#### REQUIRED WORK
Retype the opening lines of the data exactly, stopping after the line that contains "(10,68) rectangle (932,635);". Skip every picture.

#### EXTRACTED ENTRIES

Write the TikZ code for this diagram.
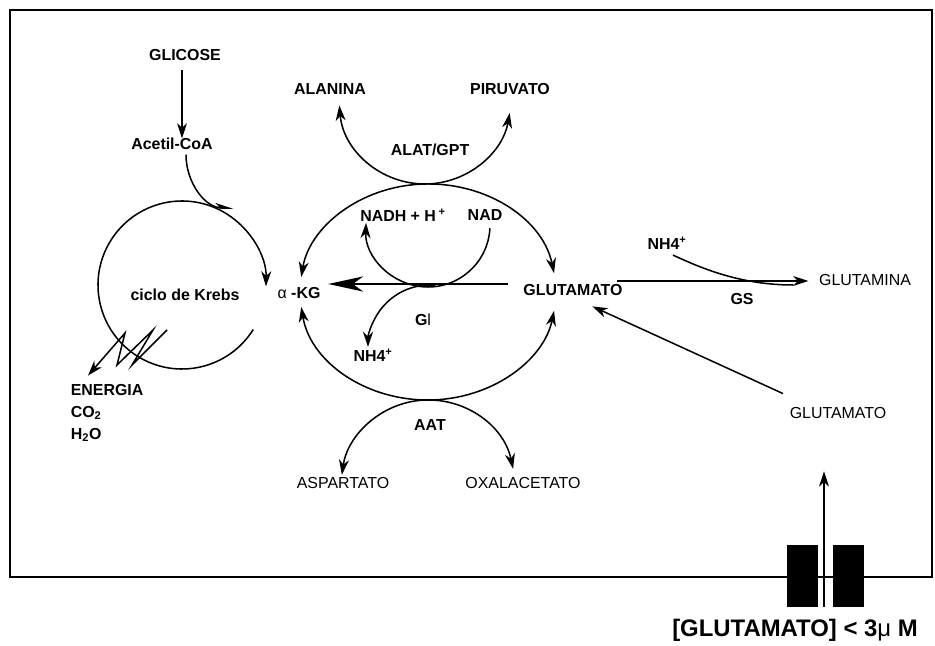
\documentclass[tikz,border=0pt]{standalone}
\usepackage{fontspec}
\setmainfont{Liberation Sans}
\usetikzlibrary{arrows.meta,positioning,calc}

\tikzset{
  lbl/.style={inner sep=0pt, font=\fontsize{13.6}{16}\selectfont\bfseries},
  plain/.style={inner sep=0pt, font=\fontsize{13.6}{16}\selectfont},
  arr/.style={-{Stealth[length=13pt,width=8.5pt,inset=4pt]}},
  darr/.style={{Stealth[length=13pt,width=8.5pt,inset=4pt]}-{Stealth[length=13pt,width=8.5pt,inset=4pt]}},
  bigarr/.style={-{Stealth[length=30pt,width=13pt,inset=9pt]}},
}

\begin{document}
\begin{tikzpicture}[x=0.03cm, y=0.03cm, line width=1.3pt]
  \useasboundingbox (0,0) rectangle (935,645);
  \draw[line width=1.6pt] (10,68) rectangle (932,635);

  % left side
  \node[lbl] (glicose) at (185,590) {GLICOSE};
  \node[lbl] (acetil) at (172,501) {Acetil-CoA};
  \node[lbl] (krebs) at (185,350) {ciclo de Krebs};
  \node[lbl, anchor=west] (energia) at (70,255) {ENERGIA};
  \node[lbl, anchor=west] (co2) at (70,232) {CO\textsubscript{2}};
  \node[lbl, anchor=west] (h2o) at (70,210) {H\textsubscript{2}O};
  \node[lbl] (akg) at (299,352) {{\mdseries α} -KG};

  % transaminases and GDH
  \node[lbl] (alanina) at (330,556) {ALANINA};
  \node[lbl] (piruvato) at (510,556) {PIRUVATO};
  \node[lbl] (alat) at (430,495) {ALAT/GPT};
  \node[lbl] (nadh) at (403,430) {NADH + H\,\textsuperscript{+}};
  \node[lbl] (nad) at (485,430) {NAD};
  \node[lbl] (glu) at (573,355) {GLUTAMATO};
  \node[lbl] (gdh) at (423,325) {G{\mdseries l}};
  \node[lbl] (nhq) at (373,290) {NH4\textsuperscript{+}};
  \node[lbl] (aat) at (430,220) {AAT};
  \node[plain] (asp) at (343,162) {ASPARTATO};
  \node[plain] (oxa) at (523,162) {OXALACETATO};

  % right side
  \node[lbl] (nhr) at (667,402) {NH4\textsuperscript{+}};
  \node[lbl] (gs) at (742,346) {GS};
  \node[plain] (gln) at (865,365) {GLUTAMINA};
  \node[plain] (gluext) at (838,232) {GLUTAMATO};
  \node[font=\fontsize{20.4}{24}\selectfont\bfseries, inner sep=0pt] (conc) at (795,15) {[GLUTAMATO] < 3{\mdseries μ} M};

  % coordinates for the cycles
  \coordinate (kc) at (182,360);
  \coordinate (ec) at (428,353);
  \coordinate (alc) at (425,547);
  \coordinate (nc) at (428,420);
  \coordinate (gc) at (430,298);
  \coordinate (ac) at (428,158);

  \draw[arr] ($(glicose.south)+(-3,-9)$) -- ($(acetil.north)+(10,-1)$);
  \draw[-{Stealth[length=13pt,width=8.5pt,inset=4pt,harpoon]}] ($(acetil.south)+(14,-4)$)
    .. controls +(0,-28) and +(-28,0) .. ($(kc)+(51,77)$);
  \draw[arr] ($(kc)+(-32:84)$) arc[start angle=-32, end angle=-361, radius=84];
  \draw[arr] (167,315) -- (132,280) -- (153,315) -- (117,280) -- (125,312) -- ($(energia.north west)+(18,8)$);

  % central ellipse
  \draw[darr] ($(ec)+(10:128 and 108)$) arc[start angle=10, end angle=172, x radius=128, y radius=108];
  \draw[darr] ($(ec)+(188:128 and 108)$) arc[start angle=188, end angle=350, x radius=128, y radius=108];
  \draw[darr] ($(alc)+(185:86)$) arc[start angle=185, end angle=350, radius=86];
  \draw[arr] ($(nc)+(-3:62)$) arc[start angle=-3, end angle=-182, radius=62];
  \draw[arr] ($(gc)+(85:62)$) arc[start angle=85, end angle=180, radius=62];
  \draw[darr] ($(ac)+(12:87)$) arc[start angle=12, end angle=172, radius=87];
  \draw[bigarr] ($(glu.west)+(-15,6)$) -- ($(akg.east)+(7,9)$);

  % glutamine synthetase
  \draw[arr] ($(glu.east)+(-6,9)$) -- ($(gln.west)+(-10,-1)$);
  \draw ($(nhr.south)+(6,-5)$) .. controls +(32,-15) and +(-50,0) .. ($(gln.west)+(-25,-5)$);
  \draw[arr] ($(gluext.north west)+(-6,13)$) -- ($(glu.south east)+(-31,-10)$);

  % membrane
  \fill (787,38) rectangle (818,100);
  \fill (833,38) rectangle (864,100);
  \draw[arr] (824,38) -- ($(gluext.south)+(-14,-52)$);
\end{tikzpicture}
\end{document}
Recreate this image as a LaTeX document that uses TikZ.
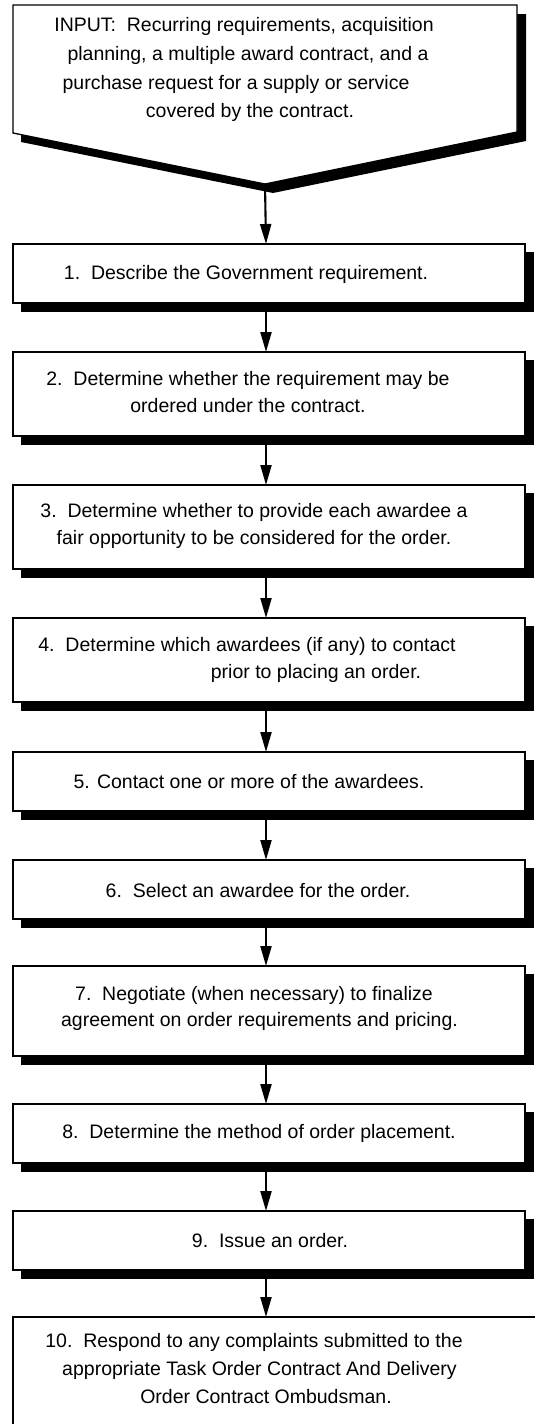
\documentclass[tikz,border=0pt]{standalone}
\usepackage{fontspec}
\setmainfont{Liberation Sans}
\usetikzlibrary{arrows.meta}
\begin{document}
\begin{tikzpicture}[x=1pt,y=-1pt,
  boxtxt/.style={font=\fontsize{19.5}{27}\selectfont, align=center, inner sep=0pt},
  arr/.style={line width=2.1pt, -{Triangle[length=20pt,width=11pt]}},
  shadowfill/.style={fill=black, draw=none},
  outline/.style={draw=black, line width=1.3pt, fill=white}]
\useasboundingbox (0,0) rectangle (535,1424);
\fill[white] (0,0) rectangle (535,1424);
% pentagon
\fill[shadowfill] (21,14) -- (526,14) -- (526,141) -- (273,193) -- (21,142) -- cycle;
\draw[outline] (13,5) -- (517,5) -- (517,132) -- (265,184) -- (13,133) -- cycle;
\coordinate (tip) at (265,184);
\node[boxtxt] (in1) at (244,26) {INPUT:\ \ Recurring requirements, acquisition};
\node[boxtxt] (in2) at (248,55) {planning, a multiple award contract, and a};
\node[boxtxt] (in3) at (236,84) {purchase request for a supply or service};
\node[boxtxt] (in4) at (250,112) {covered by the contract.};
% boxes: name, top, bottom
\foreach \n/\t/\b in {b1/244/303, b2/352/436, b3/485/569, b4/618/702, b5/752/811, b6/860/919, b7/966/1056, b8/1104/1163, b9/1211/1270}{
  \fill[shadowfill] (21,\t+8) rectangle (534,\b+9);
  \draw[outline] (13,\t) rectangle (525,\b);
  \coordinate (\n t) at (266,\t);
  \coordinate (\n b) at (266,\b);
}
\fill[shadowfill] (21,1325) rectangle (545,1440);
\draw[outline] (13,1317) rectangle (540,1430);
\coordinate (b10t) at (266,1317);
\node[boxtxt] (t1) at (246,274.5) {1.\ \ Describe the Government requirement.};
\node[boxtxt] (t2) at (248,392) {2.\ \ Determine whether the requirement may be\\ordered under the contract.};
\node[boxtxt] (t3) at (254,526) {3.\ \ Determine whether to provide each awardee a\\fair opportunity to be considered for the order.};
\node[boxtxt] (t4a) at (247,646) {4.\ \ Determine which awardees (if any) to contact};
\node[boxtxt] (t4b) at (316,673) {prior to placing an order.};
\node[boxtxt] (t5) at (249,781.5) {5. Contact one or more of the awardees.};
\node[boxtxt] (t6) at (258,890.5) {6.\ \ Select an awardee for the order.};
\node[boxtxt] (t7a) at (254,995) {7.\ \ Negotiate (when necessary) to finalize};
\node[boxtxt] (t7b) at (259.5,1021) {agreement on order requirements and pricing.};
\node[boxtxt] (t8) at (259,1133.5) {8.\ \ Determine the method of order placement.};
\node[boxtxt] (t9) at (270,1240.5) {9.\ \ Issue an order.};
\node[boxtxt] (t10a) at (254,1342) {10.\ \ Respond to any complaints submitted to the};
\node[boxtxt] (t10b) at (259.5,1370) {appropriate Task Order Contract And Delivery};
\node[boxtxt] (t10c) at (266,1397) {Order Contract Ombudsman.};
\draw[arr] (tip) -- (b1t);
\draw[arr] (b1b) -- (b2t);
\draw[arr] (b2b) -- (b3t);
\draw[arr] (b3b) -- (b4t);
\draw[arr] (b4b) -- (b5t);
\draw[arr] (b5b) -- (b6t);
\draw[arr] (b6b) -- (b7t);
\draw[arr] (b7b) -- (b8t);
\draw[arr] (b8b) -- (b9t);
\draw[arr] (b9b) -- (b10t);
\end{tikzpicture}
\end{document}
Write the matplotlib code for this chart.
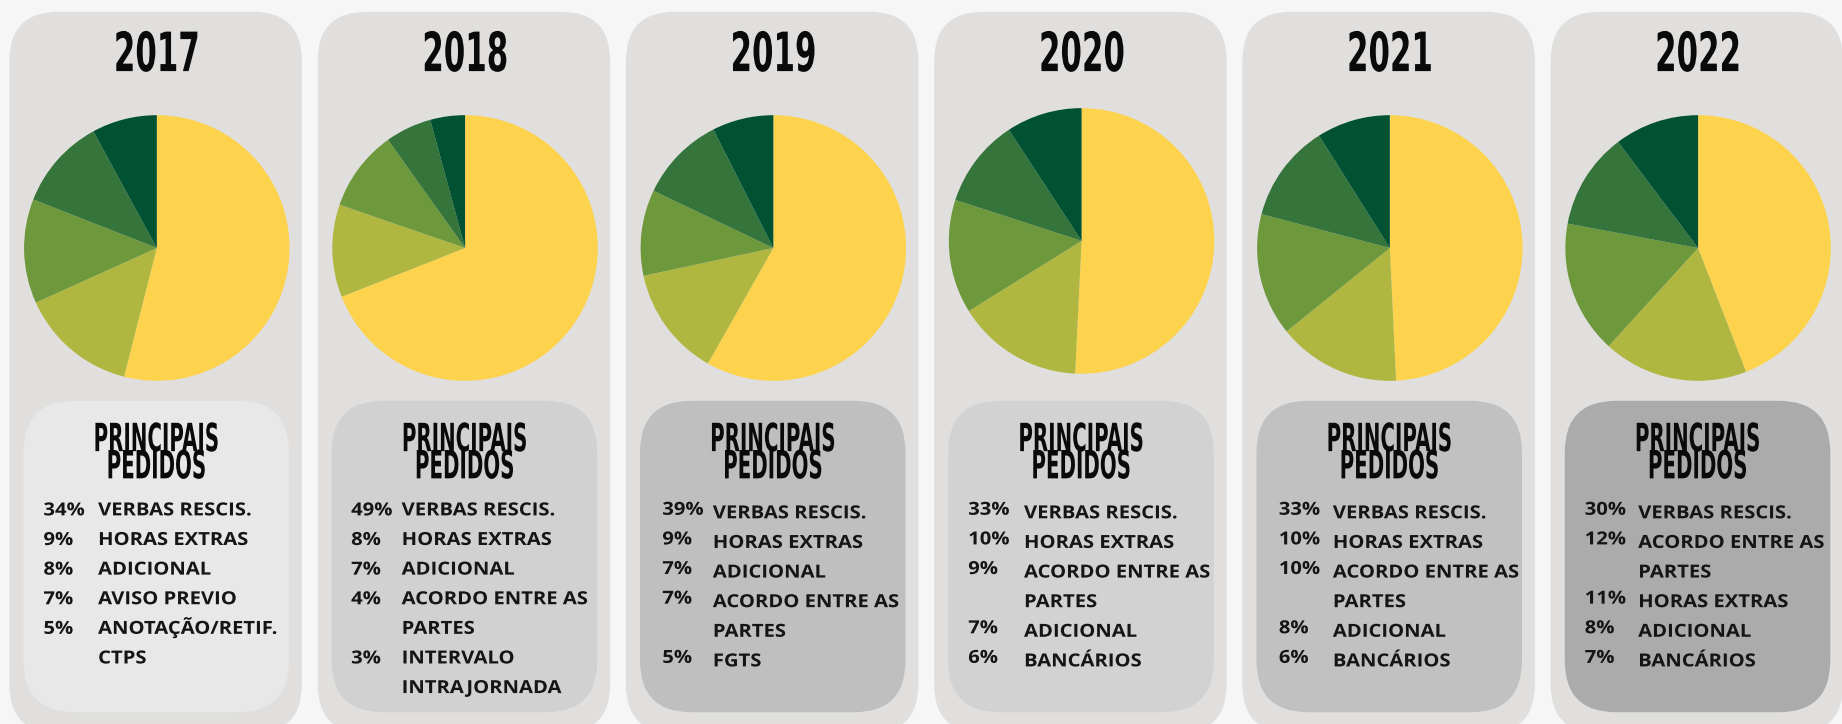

#### SOLUTION BELOW
Write the TikZ code for this diagram.
\documentclass[tikz,border=0pt]{standalone}
\usepackage{fontspec}
\setmainfont{Liberation Sans}
\usetikzlibrary{arrows.meta,positioning,calc}

\tikzset{
  lbl/.style={inner sep=0pt, font=\fontsize{13.6}{16}\selectfont\bfseries},
  plain/.style={inner sep=0pt, font=\fontsize{13.6}{16}\selectfont},
  arr/.style={-{Stealth[length=13pt,width=8.5pt,inset=4pt]}},
  darr/.style={{Stealth[length=13pt,width=8.5pt,inset=4pt]}-{Stealth[length=13pt,width=8.5pt,inset=4pt]}},
  bigarr/.style={-{Stealth[length=30pt,width=13pt,inset=9pt]}},
}

\begin{document}
\begin{tikzpicture}[x=0.03cm, y=0.03cm, line width=1.3pt]
  \useasboundingbox (0,0) rectangle (935,645);
  \draw[line width=1.6pt] (10,68) rectangle (932,635);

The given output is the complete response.